*WORK REQUIRED*
Each line of the material must be repeated precisely, with the pictures left out.

** start MATERIAL **

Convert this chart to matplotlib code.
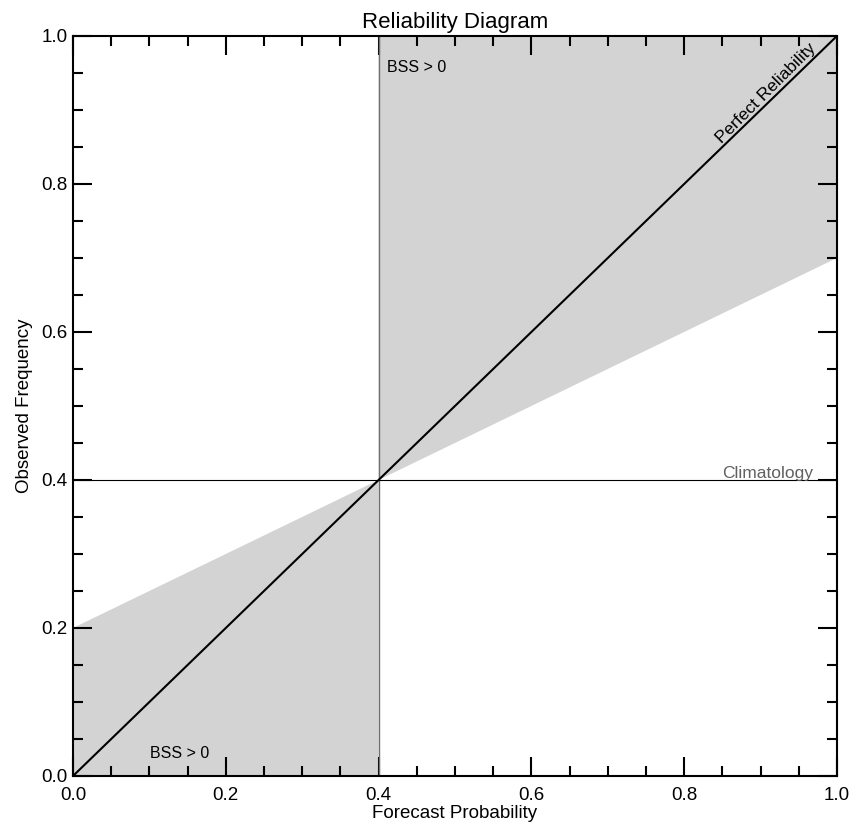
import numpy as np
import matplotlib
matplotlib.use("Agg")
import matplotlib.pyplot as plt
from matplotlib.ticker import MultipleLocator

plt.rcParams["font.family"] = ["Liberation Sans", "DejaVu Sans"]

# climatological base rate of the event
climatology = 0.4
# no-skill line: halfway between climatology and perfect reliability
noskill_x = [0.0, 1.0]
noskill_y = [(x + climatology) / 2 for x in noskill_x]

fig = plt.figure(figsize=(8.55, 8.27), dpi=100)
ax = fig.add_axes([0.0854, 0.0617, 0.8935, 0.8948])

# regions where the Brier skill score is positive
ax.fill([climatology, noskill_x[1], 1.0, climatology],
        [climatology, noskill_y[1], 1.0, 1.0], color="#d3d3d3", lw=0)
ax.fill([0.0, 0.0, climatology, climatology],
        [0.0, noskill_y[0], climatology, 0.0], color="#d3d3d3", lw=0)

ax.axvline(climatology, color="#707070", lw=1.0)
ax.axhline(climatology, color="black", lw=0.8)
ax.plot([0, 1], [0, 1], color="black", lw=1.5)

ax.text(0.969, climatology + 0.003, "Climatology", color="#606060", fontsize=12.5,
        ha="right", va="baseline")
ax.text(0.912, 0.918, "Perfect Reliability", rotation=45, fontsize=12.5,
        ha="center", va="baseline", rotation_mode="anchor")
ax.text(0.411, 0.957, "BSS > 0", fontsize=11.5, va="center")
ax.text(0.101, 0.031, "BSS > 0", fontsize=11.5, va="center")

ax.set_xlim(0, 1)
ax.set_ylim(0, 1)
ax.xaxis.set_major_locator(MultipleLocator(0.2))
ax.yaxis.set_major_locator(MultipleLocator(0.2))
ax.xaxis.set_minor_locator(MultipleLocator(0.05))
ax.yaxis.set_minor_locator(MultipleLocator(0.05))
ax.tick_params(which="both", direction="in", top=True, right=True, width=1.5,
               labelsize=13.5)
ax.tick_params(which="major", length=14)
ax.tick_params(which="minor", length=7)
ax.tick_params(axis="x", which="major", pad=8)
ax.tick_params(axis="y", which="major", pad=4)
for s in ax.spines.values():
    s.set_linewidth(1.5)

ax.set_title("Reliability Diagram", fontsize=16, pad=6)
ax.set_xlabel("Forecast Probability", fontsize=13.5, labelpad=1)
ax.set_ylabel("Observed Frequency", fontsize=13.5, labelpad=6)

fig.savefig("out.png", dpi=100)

** end MATERIAL **

*RESPONSE FOR THIS EXERCISE*
Convert this chart to matplotlib code.
import numpy as np
import matplotlib
matplotlib.use("Agg")
import matplotlib.pyplot as plt
from matplotlib.ticker import MultipleLocator

plt.rcParams["font.family"] = ["Liberation Sans", "DejaVu Sans"]

# climatological base rate of the event
climatology = 0.4
# no-skill line: halfway between climatology and perfect reliability
noskill_x = [0.0, 1.0]
noskill_y = [(x + climatology) / 2 for x in noskill_x]

fig = plt.figure(figsize=(8.55, 8.27), dpi=100)
ax = fig.add_axes([0.0854, 0.0617, 0.8935, 0.8948])

# regions where the Brier skill score is positive
ax.fill([climatology, noskill_x[1], 1.0, climatology],
        [climatology, noskill_y[1], 1.0, 1.0], color="#d3d3d3", lw=0)
ax.fill([0.0, 0.0, climatology, climatology],
        [0.0, noskill_y[0], climatology, 0.0], color="#d3d3d3", lw=0)

ax.axvline(climatology, color="#707070", lw=1.0)
ax.axhline(climatology, color="black", lw=0.8)
ax.plot([0, 1], [0, 1], color="black", lw=1.5)

ax.text(0.969, climatology + 0.003, "Climatology", color="#606060", fontsize=12.5,
        ha="right", va="baseline")
ax.text(0.912, 0.918, "Perfect Reliability", rotation=45, fontsize=12.5,
        ha="center", va="baseline", rotation_mode="anchor")
ax.text(0.411, 0.957, "BSS > 0", fontsize=11.5, va="center")
ax.text(0.101, 0.031, "BSS > 0", fontsize=11.5, va="center")

ax.set_xlim(0, 1)
ax.set_ylim(0, 1)
ax.xaxis.set_major_locator(MultipleLocator(0.2))
ax.yaxis.set_major_locator(MultipleLocator(0.2))
ax.xaxis.set_minor_locator(MultipleLocator(0.05))
ax.yaxis.set_minor_locator(MultipleLocator(0.05))
ax.tick_params(which="both", direction="in", top=True, right=True, width=1.5,
               labelsize=13.5)
ax.tick_params(which="major", length=14)
ax.tick_params(which="minor", length=7)
ax.tick_params(axis="x", which="major", pad=8)
ax.tick_params(axis="y", which="major", pad=4)
for s in ax.spines.values():
    s.set_linewidth(1.5)

ax.set_title("Reliability Diagram", fontsize=16, pad=6)
ax.set_xlabel("Forecast Probability", fontsize=13.5, labelpad=1)
ax.set_ylabel("Observed Frequency", fontsize=13.5, labelpad=6)

fig.savefig("out.png", dpi=100)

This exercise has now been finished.